#### [Given exercise]
Reproduce the listing word for word. Skip any image.
[START OF Available data]
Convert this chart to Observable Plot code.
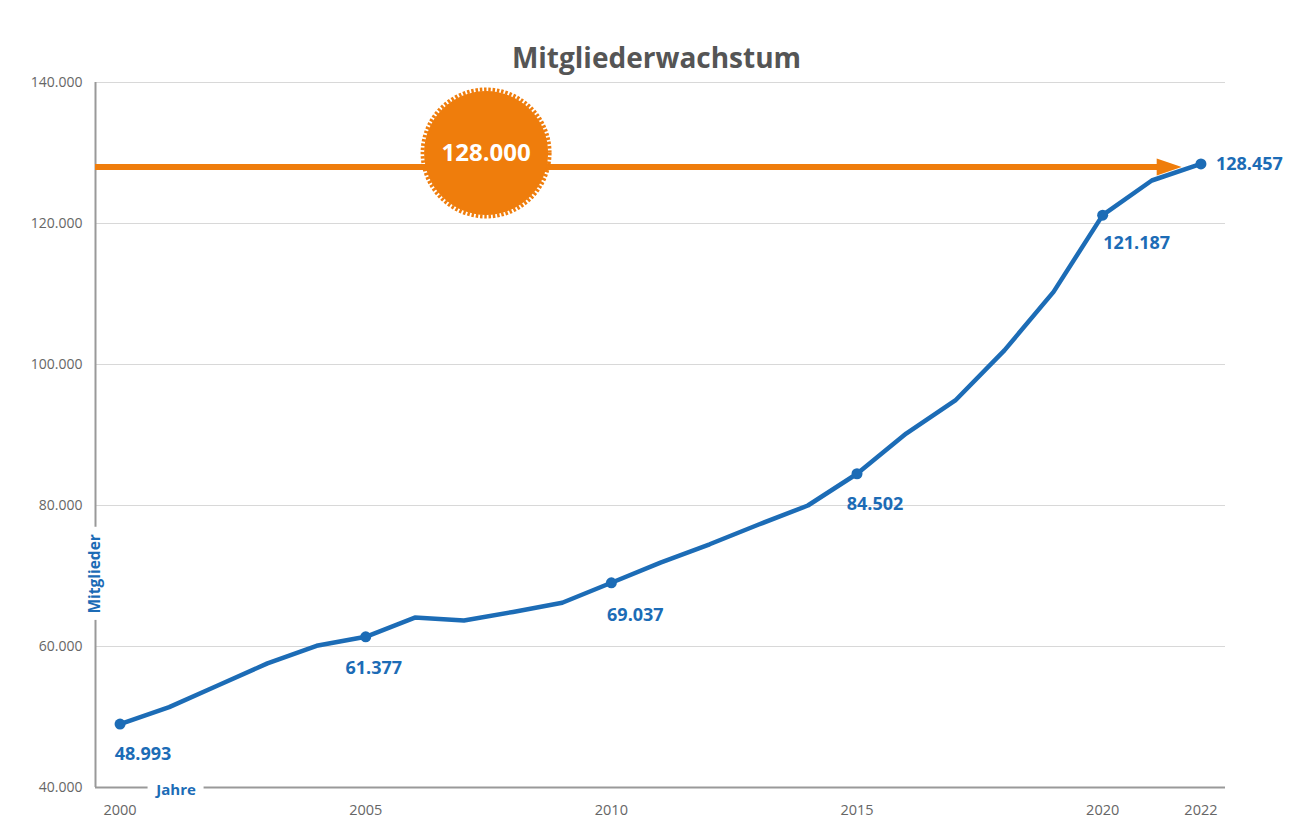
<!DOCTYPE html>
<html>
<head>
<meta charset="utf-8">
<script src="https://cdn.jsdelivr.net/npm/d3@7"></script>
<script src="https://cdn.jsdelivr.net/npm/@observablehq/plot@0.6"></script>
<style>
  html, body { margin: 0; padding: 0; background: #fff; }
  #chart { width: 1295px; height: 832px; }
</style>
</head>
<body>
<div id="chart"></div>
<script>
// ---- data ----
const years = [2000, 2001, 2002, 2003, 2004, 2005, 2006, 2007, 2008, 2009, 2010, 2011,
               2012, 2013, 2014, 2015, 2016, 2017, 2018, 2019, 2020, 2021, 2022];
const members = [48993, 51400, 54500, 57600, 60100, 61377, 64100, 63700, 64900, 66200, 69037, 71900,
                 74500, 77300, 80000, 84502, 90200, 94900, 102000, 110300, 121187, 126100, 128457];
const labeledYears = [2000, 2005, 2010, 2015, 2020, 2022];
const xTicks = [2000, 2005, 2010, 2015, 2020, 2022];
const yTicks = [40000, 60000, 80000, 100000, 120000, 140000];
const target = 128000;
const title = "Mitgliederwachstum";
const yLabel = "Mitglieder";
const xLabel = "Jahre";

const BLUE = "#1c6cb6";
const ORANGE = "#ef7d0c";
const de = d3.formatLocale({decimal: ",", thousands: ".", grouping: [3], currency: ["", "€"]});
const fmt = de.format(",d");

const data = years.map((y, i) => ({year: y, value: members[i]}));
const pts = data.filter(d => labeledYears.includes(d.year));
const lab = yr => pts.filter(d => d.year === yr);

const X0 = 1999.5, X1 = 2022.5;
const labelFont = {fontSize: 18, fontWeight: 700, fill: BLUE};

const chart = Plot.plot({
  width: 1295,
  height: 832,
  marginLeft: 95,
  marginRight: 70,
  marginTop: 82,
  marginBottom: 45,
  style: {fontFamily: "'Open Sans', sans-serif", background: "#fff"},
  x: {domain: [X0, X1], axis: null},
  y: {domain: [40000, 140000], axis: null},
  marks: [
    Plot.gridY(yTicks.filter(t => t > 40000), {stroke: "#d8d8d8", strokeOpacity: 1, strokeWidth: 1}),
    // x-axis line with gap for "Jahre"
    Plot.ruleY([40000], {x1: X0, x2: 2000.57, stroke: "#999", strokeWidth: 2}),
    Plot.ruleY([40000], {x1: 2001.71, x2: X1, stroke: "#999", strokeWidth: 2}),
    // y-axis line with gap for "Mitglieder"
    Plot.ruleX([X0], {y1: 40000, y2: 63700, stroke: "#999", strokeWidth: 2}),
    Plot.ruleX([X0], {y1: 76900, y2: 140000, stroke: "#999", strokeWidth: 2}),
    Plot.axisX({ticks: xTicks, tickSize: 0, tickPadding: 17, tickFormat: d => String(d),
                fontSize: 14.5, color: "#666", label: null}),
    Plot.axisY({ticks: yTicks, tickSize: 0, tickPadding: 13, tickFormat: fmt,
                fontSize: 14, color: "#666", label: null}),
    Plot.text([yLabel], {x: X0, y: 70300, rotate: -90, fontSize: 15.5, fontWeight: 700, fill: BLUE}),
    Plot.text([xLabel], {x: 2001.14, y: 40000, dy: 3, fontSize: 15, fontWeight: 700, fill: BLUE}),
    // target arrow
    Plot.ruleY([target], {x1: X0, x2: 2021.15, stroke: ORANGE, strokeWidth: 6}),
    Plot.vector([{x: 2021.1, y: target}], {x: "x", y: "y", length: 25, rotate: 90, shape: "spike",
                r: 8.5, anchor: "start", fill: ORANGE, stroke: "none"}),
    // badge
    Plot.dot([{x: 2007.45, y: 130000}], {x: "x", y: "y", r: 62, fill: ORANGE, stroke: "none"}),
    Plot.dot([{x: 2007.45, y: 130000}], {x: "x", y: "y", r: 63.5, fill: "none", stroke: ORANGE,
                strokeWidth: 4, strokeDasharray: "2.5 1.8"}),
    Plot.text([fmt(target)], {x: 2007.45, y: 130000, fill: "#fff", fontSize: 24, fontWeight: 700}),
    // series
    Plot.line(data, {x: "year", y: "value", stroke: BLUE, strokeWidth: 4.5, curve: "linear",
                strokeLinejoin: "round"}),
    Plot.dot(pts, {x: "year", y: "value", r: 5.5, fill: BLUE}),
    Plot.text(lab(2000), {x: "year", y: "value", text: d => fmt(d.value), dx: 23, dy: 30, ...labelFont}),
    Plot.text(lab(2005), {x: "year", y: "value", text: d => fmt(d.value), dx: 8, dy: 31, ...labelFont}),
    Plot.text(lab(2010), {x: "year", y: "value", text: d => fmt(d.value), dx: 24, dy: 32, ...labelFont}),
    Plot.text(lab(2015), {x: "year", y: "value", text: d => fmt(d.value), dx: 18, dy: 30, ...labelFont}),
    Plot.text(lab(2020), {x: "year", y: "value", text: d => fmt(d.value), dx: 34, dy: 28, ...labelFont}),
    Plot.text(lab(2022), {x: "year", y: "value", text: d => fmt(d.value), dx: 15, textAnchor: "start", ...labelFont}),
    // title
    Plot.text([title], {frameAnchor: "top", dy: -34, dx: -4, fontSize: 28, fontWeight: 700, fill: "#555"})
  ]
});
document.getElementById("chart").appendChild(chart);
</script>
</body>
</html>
[END OF Available data]
#### [Task solution]
Convert this chart to Observable Plot code.
<!DOCTYPE html>
<html>
<head>
<meta charset="utf-8">
<script src="https://cdn.jsdelivr.net/npm/d3@7"></script>
<script src="https://cdn.jsdelivr.net/npm/@observablehq/plot@0.6"></script>
<style>
  html, body { margin: 0; padding: 0; background: #fff; }
  #chart { width: 1295px; height: 832px; }
</style>
</head>
<body>
<div id="chart"></div>
<script>
// ---- data ----
const years = [2000, 2001, 2002, 2003, 2004, 2005, 2006, 2007, 2008, 2009, 2010, 2011,
               2012, 2013, 2014, 2015, 2016, 2017, 2018, 2019, 2020, 2021, 2022];
const members = [48993, 51400, 54500, 57600, 60100, 61377, 64100, 63700, 64900, 66200, 69037, 71900,
                 74500, 77300, 80000, 84502, 90200, 94900, 102000, 110300, 121187, 126100, 128457];
const labeledYears = [2000, 2005, 2010, 2015, 2020, 2022];
const xTicks = [2000, 2005, 2010, 2015, 2020, 2022];
const yTicks = [40000, 60000, 80000, 100000, 120000, 140000];
const target = 128000;
const title = "Mitgliederwachstum";
const yLabel = "Mitglieder";
const xLabel = "Jahre";

const BLUE = "#1c6cb6";
const ORANGE = "#ef7d0c";
const de = d3.formatLocale({decimal: ",", thousands: ".", grouping: [3], currency: ["", "€"]});
const fmt = de.format(",d");

const data = years.map((y, i) => ({year: y, value: members[i]}));
const pts = data.filter(d => labeledYears.includes(d.year));
const lab = yr => pts.filter(d => d.year === yr);

const X0 = 1999.5, X1 = 2022.5;
const labelFont = {fontSize: 18, fontWeight: 700, fill: BLUE};

const chart = Plot.plot({
  width: 1295,
  height: 832,
  marginLeft: 95,
  marginRight: 70,
  marginTop: 82,
  marginBottom: 45,
  style: {fontFamily: "'Open Sans', sans-serif", background: "#fff"},
  x: {domain: [X0, X1], axis: null},
  y: {domain: [40000, 140000], axis: null},
  marks: [
    Plot.gridY(yTicks.filter(t => t > 40000), {stroke: "#d8d8d8", strokeOpacity: 1, strokeWidth: 1}),
    // x-axis line with gap for "Jahre"
    Plot.ruleY([40000], {x1: X0, x2: 2000.57, stroke: "#999", strokeWidth: 2}),
    Plot.ruleY([40000], {x1: 2001.71, x2: X1, stroke: "#999", strokeWidth: 2}),
    // y-axis line with gap for "Mitglieder"
    Plot.ruleX([X0], {y1: 40000, y2: 63700, stroke: "#999", strokeWidth: 2}),
    Plot.ruleX([X0], {y1: 76900, y2: 140000, stroke: "#999", strokeWidth: 2}),
    Plot.axisX({ticks: xTicks, tickSize: 0, tickPadding: 17, tickFormat: d => String(d),
                fontSize: 14.5, color: "#666", label: null}),
    Plot.axisY({ticks: yTicks, tickSize: 0, tickPadding: 13, tickFormat: fmt,
                fontSize: 14, color: "#666", label: null}),
    Plot.text([yLabel], {x: X0, y: 70300, rotate: -90, fontSize: 15.5, fontWeight: 700, fill: BLUE}),
    Plot.text([xLabel], {x: 2001.14, y: 40000, dy: 3, fontSize: 15, fontWeight: 700, fill: BLUE}),
    // target arrow
    Plot.ruleY([target], {x1: X0, x2: 2021.15, stroke: ORANGE, strokeWidth: 6}),
    Plot.vector([{x: 2021.1, y: target}], {x: "x", y: "y", length: 25, rotate: 90, shape: "spike",
                r: 8.5, anchor: "start", fill: ORANGE, stroke: "none"}),
    // badge
    Plot.dot([{x: 2007.45, y: 130000}], {x: "x", y: "y", r: 62, fill: ORANGE, stroke: "none"}),
    Plot.dot([{x: 2007.45, y: 130000}], {x: "x", y: "y", r: 63.5, fill: "none", stroke: ORANGE,
                strokeWidth: 4, strokeDasharray: "2.5 1.8"}),
    Plot.text([fmt(target)], {x: 2007.45, y: 130000, fill: "#fff", fontSize: 24, fontWeight: 700}),
    // series
    Plot.line(data, {x: "year", y: "value", stroke: BLUE, strokeWidth: 4.5, curve: "linear",
                strokeLinejoin: "round"}),
    Plot.dot(pts, {x: "year", y: "value", r: 5.5, fill: BLUE}),
    Plot.text(lab(2000), {x: "year", y: "value", text: d => fmt(d.value), dx: 23, dy: 30, ...labelFont}),
    Plot.text(lab(2005), {x: "year", y: "value", text: d => fmt(d.value), dx: 8, dy: 31, ...labelFont}),
    Plot.text(lab(2010), {x: "year", y: "value", text: d => fmt(d.value), dx: 24, dy: 32, ...labelFont}),
    Plot.text(lab(2015), {x: "year", y: "value", text: d => fmt(d.value), dx: 18, dy: 30, ...labelFont}),
    Plot.text(lab(2020), {x: "year", y: "value", text: d => fmt(d.value), dx: 34, dy: 28, ...labelFont}),
    Plot.text(lab(2022), {x: "year", y: "value", text: d => fmt(d.value), dx: 15, textAnchor: "start", ...labelFont}),
    // title
    Plot.text([title], {frameAnchor: "top", dy: -34, dx: -4, fontSize: 28, fontWeight: 700, fill: "#555"})
  ]
});
document.getElementById("chart").appendChild(chart);
</script>
</body>
</html>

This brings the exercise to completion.